Claudio Aprile is a fine chef at the top of his game, working his hardest because for the first time in his life, he's working for himself. He's using a few machines to play some games with food -- like making cubes of aloe vera, wasabi foam and frozen soy fragments; but that is not the core of what he does. Aprile's main mission is cooking great food; he is undistracted from that.
He often cooks in themes. The plates are smallish, halfway between apps and main size, so we are advised to order three plates per person. Some are meditations on a colour (potato tart), others on a cuisine (Chinese squid) or an idea (smoke and spice on squab). But no matter what he cooks, Aprile gives his whole heart; his technique is flawless, his flavours big and bright, his textures almost erotic.
His squid is a study in textural contrast -- tender inside, coated with almost-crispy sauce on the outside. Crisp raw Asian pear batons, chewy sweet Chinese sausage and soft mango chunks wake up the sweet and sour sauce with juicy white shreds of pomelo on the side. The potato tart is like Vita Sackville-West's white garden, a symphony of white foods: A fragile tart holding velvety mashed potatoes with white truffle paste, a creamy dab of fresh cheese with a poached egg and a lacy parmigiano reggiano cracker on top, and rich leek purée hiding under the egg. This is complex cooking, rich with many elements, but focused and coherent.

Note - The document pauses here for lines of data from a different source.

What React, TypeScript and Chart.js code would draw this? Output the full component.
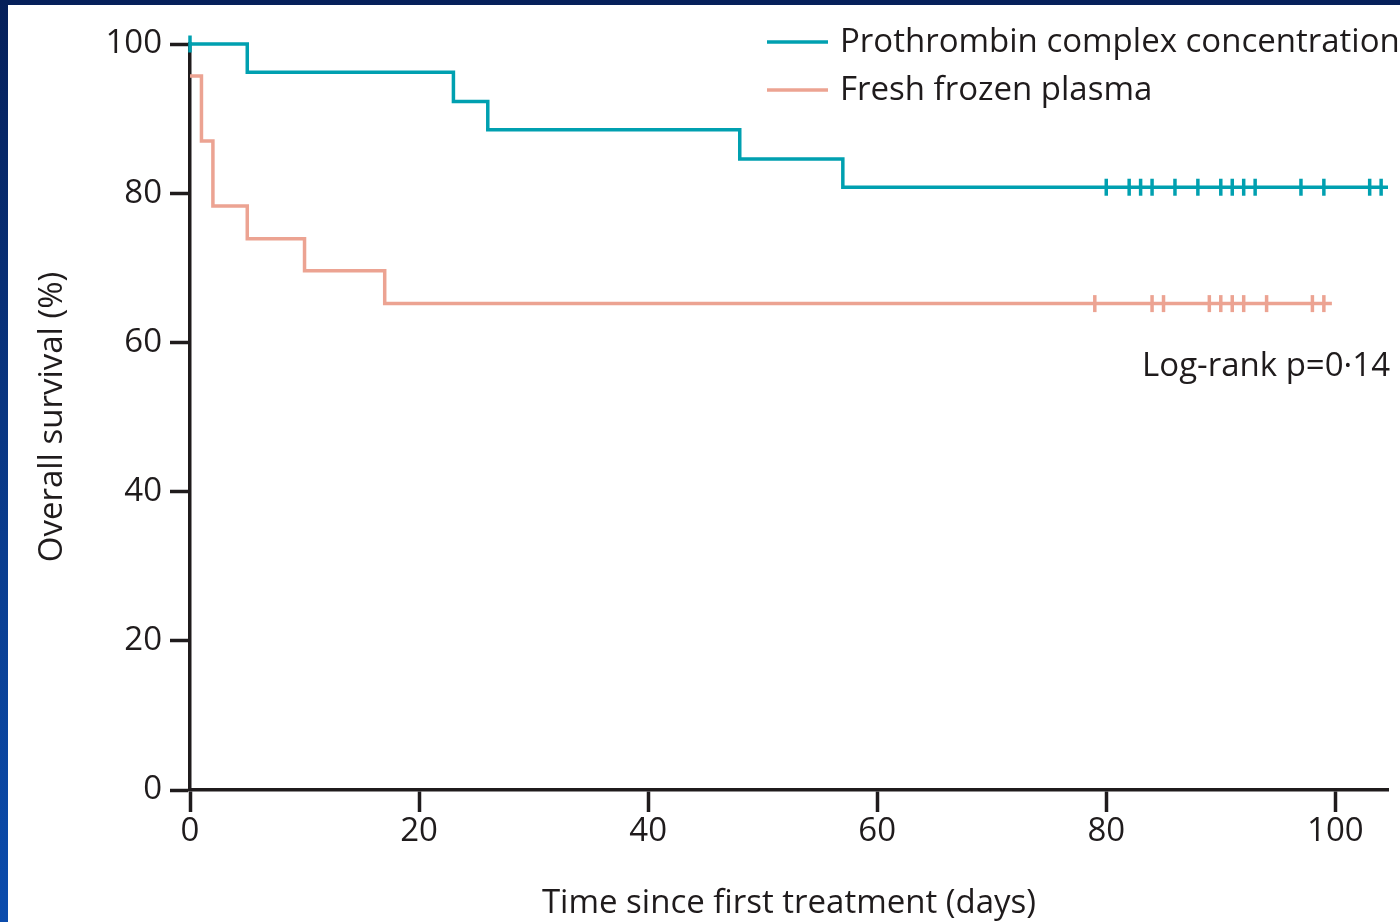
import React, { useEffect, useRef } from "react";
import { Chart, registerables } from "chart.js";

Chart.register(...registerables);

// Kaplan-Meier step data (time in days, survival in %)
const pccTimes = [0, 5, 23, 26, 48, 57, 104.6];
const pccSurvival = [100, 96.2, 92.3, 88.5, 84.6, 80.8, 80.8];
const ffpTimes = [0, 1, 2, 5, 10, 17, 99.7];
const ffpSurvival = [95.7, 87.0, 78.3, 73.9, 69.6, 65.2, 65.2];

// censoring marks (days)
const pccCensorDays = [0, 80, 82, 83, 84, 86, 88, 90, 91, 92, 93, 97, 99, 103, 104];
const ffpCensorDays = [79, 84, 85, 89, 90, 91, 92, 94, 98, 99];

const xTicks = [0, 20, 40, 60, 80, 100];
const yTicks = [0, 20, 40, 60, 80, 100];

const seriesLabels = ["Prothrombin complex concentration", "Fresh frozen plasma"];
const annotationText = "Log-rank p=0\u00b714";
const xTitle = "Time since first treatment (days)";
const yTitle = "Overall survival (%)";

const TEAL = "#00a0b0";
const SALMON = "#eca392";
const INK = "#1f1b1c";
const FONT = '"Open Sans", "Noto Sans", sans-serif';

function stepValue(times: number[], vals: number[], t: number): number {
  let v = vals[0];
  for (let i = 0; i < times.length; i++) {
    if (times[i] <= t) v = vals[i];
  }
  return v;
}

const overlayPlugin = {
  id: "kmOverlay",
  afterDraw(chart: any) {
    const { ctx } = chart;
    ctx.save();
    ctx.font = `33px ${FONT}`;
    ctx.fillStyle = INK;
    ctx.textAlign = "left";
    ctx.textBaseline = "alphabetic";
    const items = [
      { color: TEAL, y: 37, base: 47, label: seriesLabels[0] },
      { color: SALMON, y: 85, base: 95, label: seriesLabels[1] },
    ];
    items.forEach((it) => {
      ctx.strokeStyle = it.color;
      ctx.lineWidth = 3.5;
      ctx.beginPath();
      ctx.moveTo(759, it.y);
      ctx.lineTo(820, it.y);
      ctx.stroke();
      ctx.fillText(it.label, 832, it.base);
    });
    ctx.textAlign = "right";
    ctx.fillText(annotationText, 1382, 371);
    ctx.restore();
  },
};

export default function App() {
  const ref = useRef<HTMLCanvasElement | null>(null);

  useEffect(() => {
    document.body.style.margin = "0";
    if (!ref.current) return;
    const pcc = pccTimes.map((t, i) => ({ x: t, y: pccSurvival[i] }));
    const ffp = ffpTimes.map((t, i) => ({ x: t, y: ffpSurvival[i] }));
    const pccC = pccCensorDays.map((t) => ({
      x: t,
      y: t === 0 ? 100 : stepValue(pccTimes, pccSurvival, t),
    }));
    const ffpC = ffpCensorDays.map((t) => ({ x: t, y: stepValue(ffpTimes, ffpSurvival, t) }));

    const censorStyle = (color: string) => ({
      type: "scatter" as const,
      showLine: false,
      pointStyle: "line" as const,
      rotation: 90,
      pointRadius: 8.5,
      pointBorderWidth: 3.5,
      pointBorderColor: color,
      pointBackgroundColor: color,
      borderColor: color,
      clip: false as any,
    });

    const chart = new Chart(ref.current, {
      type: "scatter",
      data: {
        datasets: [
          {
            label: seriesLabels[0],
            data: pcc,
            showLine: true,
            stepped: true,
            borderColor: TEAL,
            borderWidth: 3.5,
            pointRadius: 0,
            clip: false as any,
          },
          {
            label: seriesLabels[1],
            data: ffp,
            showLine: true,
            stepped: true,
            borderColor: SALMON,
            borderWidth: 3.5,
            pointRadius: 0,
            clip: false as any,
          },
          { label: "pcc censored", data: pccC, ...censorStyle(TEAL) },
          { label: "ffp censored", data: ffpC, ...censorStyle(SALMON) },
        ] as any,
      },
      options: {
        responsive: false,
        animation: false,
        layout: { padding: { top: 39, right: 7, left: 0, bottom: 0 } },
        plugins: { legend: { display: false }, tooltip: { enabled: false } },
        scales: {
          x: {
            type: "linear",
            min: 0,
            max: 104.6,
            afterBuildTicks: (s: any) => {
              s.ticks = xTicks.map((v) => ({ value: v }));
            },
            afterFit: (s: any) => {
              s.height = 132;
              s.paddingLeft = 0;
              s.paddingRight = 0;
            },
            ticks: {
              color: INK,
              font: { family: FONT, size: 33 },
              padding: 0,
              maxRotation: 0,
              callback: (v: any) => String(v),
            },
            grid: {
              display: true,
              drawOnChartArea: false,
              drawTicks: true,
              tickLength: 22,
              tickWidth: 3.5,
              color: INK,
            },
            border: { display: true, color: INK, width: 3.5 },
            title: {
              display: true,
              text: xTitle,
              color: INK,
              font: { family: FONT, size: 33, lineHeight: 1 },
              padding: { top: 0, bottom: 2 },
            },
          },
          y: {
            type: "linear",
            min: 0,
            max: 100,
            afterBuildTicks: (s: any) => {
              s.ticks = yTicks.map((v) => ({ value: v }));
            },
            afterFit: (s: any) => {
              s.width = 182;
              s.paddingTop = 0;
              s.paddingBottom = 0;
            },
            ticks: {
              color: INK,
              font: { family: FONT, size: 33 },
              padding: 8,
              callback: (v: any) => String(v),
            },
            grid: {
              display: true,
              drawOnChartArea: false,
              drawTicks: true,
              tickLength: 20,
              tickWidth: 3.5,
              color: INK,
            },
            border: { display: true, color: INK, width: 3.5 },
            title: {
              display: true,
              text: yTitle,
              color: INK,
              font: { family: FONT, size: 33, lineHeight: 1 },
              padding: { top: 28, bottom: 0 },
            },
          },
        },
      },
      plugins: [overlayPlugin],
    });
    return () => chart.destroy();
  }, []);

  return (
    <div
      style={{
        position: "relative",
        width: 1400,
        height: 922,
        overflow: "hidden",
        background: "linear-gradient(to bottom, #06205a 0%, #0a3d8f 60%, #0b4cad 100%)",
      }}
    >
      <div
        style={{
          position: "absolute",
          left: 8,
          top: 5,
          width: 1392,
          height: 917,
          background: "#ffffff",
        }}
      >
        <canvas ref={ref} width={1392} height={917} style={{ display: "block" }} />
      </div>
    </div>
  );
}
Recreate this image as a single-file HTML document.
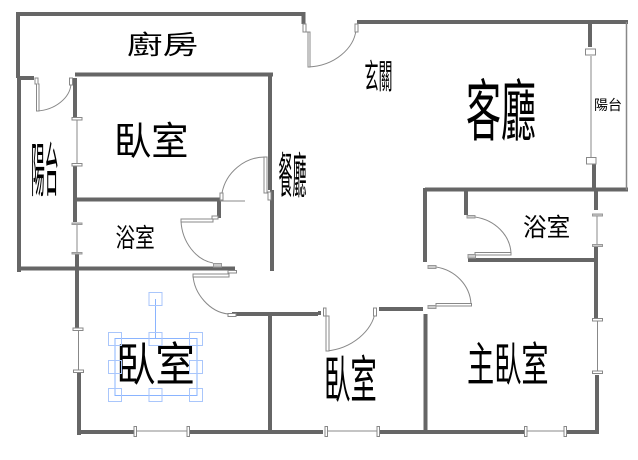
<!DOCTYPE html>
<html>
<head>
<meta charset="utf-8">
<style>
html,body{margin:0;padding:0;background:#fff;width:638px;height:460px;overflow:hidden}
svg{display:block}
text{font-family:"Liberation Sans","Noto Sans CJK TC",sans-serif;font-size:40px;fill:#000}
.w{stroke:#666;stroke-width:4;fill:none}
.t{stroke:#888;stroke-width:1;fill:none}
.b{stroke:#888;stroke-width:1;fill:#fff}
.g{stroke:#999;stroke-width:1;fill:#ccc}
.h{stroke:#a9c6fb;stroke-width:1;fill:none}
</style>
</head>
<body>
<svg width="638" height="460" viewBox="0 0 638 460" xmlns="http://www.w3.org/2000/svg">
<!-- walls -->
<g class="w">
<path d="M16 14H303.500V24"/>
<path d="M18 12V78M19 78V272"/>
<path d="M17 78H34"/>
<path d="M75 78V118M75 166V222"/>
<path d="M75 74.500H273"/>
<path d="M270 75V190M272 190V271"/>
<path d="M75 199.500H221M219 199.500V218"/>
<path d="M77 254V330"/>
<path d="M18 268.500H235"/>
<path d="M79 373V435"/>
<path d="M80 432H135M190 432H323M380 432H524M566 432H598"/>
<path d="M232 314H318"/>
<path d="M270 312V432"/>
<path d="M379 309H423"/>
<path d="M425.500 314V432"/>
<path d="M357 22H628"/>
<path d="M590 24V47M594 164V190"/>
<path d="M425 189.500H628"/>
<path d="M425 188V262"/>
<path d="M466 190V215"/>
<path d="M468 260H598"/>
<path d="M596 190V210M596 247V319M597 375V434"/>
</g>
<!-- thin lines -->
<g class="t">
<path d="M626.500 22V190" stroke-width="1.500"/>
<path d="M591 56V157"/>
<path d="M77 120V164M77 225V253"/>
<path d="M78.500 330V370"/>
<path d="M137 431H187M328 431H377M527 431H564"/>
<path d="M597 216V244M597.500 320V372"/>
<path d="M220 201H245"/>
<!-- door arcs -->
<path d="M37 111C55 110 70 98 71 84"/>
<path d="M308 67C335 66 354 48 356 30"/>
<path d="M222 193C226 172 245 157 265 157"/>
<path d="M181 221C182 242 196 260 213 263"/>
<path d="M193 275C194 294 210 312 228 314"/>
<path d="M326 351C352 349 373 330 375 312"/>
<path d="M475 217C495 220 510 235 511 253"/>
<path d="M436 267C455 270 470 285 471 304"/>
</g>
<!-- door leaves and jambs -->
<g class="b">
<path d="M35 78H38V84H39V111H36.500V84H35Z"/>
<rect x="69.500" y="78" width="3" height="7"/>
<path d="M303 24H306V32H310V67H308V32H303Z"/>
<rect x="355" y="24" width="3" height="8"/>
<rect x="220" y="193" width="3" height="7"/>
<path d="M264 157H267V192H271V200H268V193H264Z"/>
<path d="M181 219H212V216H218V219H213V222H181Z"/>
<path d="M193 274H228V270.500H236.500V273H229V277H193Z"/>
<rect x="228" y="313.500" width="8" height="3"/>
<rect x="323.500" y="308" width="2.500" height="8"/>
<path d="M326 316H329V351H326Z"/>
<rect x="373.500" y="308" width="3" height="8"/>
<rect x="475" y="252.500" width="36" height="2.500"/>
<rect x="436" y="303.500" width="35.500" height="2.500"/>
</g>
<g class="g">
<rect x="467" y="215.500" width="8" height="2.500"/>
<rect x="468" y="254.500" width="7.500" height="3.500"/>
<rect x="428" y="265.500" width="8" height="3"/>
<rect x="428" y="305.500" width="8" height="3"/>
<rect x="213.500" y="263.500" width="8" height="3.500"/>
</g>
<rect x="318" y="311" width="3" height="4" fill="#666"/>
<!-- window blocks -->
<g class="b">
<rect x="585.500" y="49" width="10" height="6"/>
<rect x="586.500" y="157.500" width="9.500" height="6.500"/>
<rect x="72" y="117.500" width="10" height="2.500"/>
<rect x="72" y="163.500" width="10" height="2.500"/>
<rect x="73" y="328" width="10" height="2.500"/>
<rect x="73.500" y="370" width="10" height="2.500"/>
<rect x="134" y="426.500" width="2.500" height="10"/>
<rect x="187" y="426.500" width="2.500" height="10"/>
<rect x="325" y="426.500" width="2.500" height="10"/>
<rect x="377" y="426.500" width="2.500" height="10"/>
<rect x="524.500" y="426.500" width="2.500" height="10"/>
<rect x="564" y="426.500" width="2.500" height="10"/>
<rect x="592.500" y="318.500" width="10" height="2.500"/>
<rect x="592.500" y="371" width="10" height="2.500"/>
</g>
<g class="g">
<rect x="72" y="223" width="10" height="1.500"/>
<rect x="72" y="252.500" width="10" height="1.500"/>
<rect x="592.500" y="214" width="10" height="2"/>
<rect x="592.500" y="244.500" width="10" height="2"/>
</g>
<!-- labels -->
<text transform="translate(127 54) scale(.89 .65)">廚房</text>
<text transform="translate(114 155) scale(.93 .98)">臥室</text>
<text transform="translate(31 191) scale(.345 1.47)">陽台</text>
<text transform="translate(278.500 193) scale(.35 1.22)">餐廳</text>
<text transform="translate(364.500 88.500) scale(.35 .85)">玄關</text>
<text transform="translate(466 135) scale(.875 1.68)">客廳</text>
<text transform="translate(594 110) scale(.35 .35)">陽台</text>
<text transform="translate(115.500 247) scale(.49 .65)">浴室</text>
<text transform="translate(523 236) scale(.59 .62)">浴室</text>
<text transform="translate(116 381) scale(.985 1.17)">臥室</text>
<text transform="translate(324 398) scale(.66 1.28)">臥室</text>
<text transform="translate(467 381) scale(.68 1.17)">主臥室</text>
<!-- selection handles -->
<g>
<rect x="115" y="338.500" width="82" height="57" fill="none" stroke="#8ab4ff" stroke-width="1"/>
<path d="M155.500 299V338" fill="none" stroke="#8ab4ff" stroke-width="1"/>
<rect class="h" x="149" y="292.500" width="13" height="13"/>
<rect class="h" x="108.500" y="332.500" width="13" height="13"/>
<rect class="h" x="149" y="332.500" width="13" height="13"/>
<rect class="h" x="189.500" y="332.500" width="13" height="13"/>
<rect class="h" x="108.500" y="360.500" width="13" height="13"/>
<rect class="h" x="189.500" y="360.500" width="13" height="13"/>
<rect class="h" x="108.500" y="388.500" width="13" height="13"/>
<rect class="h" x="149" y="388.500" width="13" height="13"/>
<rect class="h" x="189.500" y="388.500" width="13" height="13"/>
</g>
</svg>
</body>
</html>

Lobster bisque is the chef's reflection on aroma. The waiter (who is as smooth and sharp as the chef) brings a bowl holding the solids; as he adds bisque, he explains that this method releases the most aroma. Yes! The bisque is intensely flavoured, happy smells rise from coconut-scented tofu, lightly curried mussels, pleasantly sour oxalis leaves, and one lobster dumpling bursting with perfectly cooked fresh lobster.
Every plate is composed with ferocious attention to detail and passion for both taste and texture. He cooks pork tenderloin for 36 hours sous vide (vacuum-packed in a plastic bag) at 72 degrees Fahrenheit, browns it just before serving for looks, and sets it by piquant hoisin braised pork belly (all fat and crackle) topped with intense relish of cooked-down pineapple and black beans, with a cute little fried cake of stilton-scented risotto and a heart of beet purée for fuchsia fun. A yellow pool of fragrant tonka bean puréed with sweet potato and a small smear of Madeira sauce meet the pork's sweetness.
His errors are almost too few to mention: A huge pale green cloud of wasabi foam has no taste and the iced soy sauce is silly, but the whole rare tuna thing with seaweed does come together.
Aprile's inventions boggle the foodie's mind. Licorice and burnt honey sauce is far greater than the sum of its parts. It is married to ridiculously juicy Peking duck breast, not traditional Chinese Peking duck but a more refined version with subtle five-spice scent and a side of boneless confit chicken wing, lightly pickled cape gooseberries and, hiding under the duck, a silken squash flan.
The aforementioned squab breast is lightly smoked and served with fragile crepe wrapped around spiced cooked quince, with foie gras and two crazy chocolate sauces that refine Mexican mole into something more delicate -- one with smoked cardamom and wine with hibiscus.
Chef works similar magnificent magic on other fish, fowl and meat. He caramelizes vanilla beans and adds a flavour burst of yellow saffron custard to sea trout. He rolls up moist rice in sweet Serrano ham and with it sets sea bass in complex fragrant black truffle and miso broth.
His best dessert is hot chocolate fondue spiced with chilies and studded with chunks of mango and coffee hazelnut sponge cake, with a side of chocolate ice cream, which has been broken into hundreds of tiny melt-in-your-mouth shards by an uber-blender.
His best work is what he does every day, every dish. Thanks to Henry Wu for giving chef six years at Senses to practise for Colborne Lane.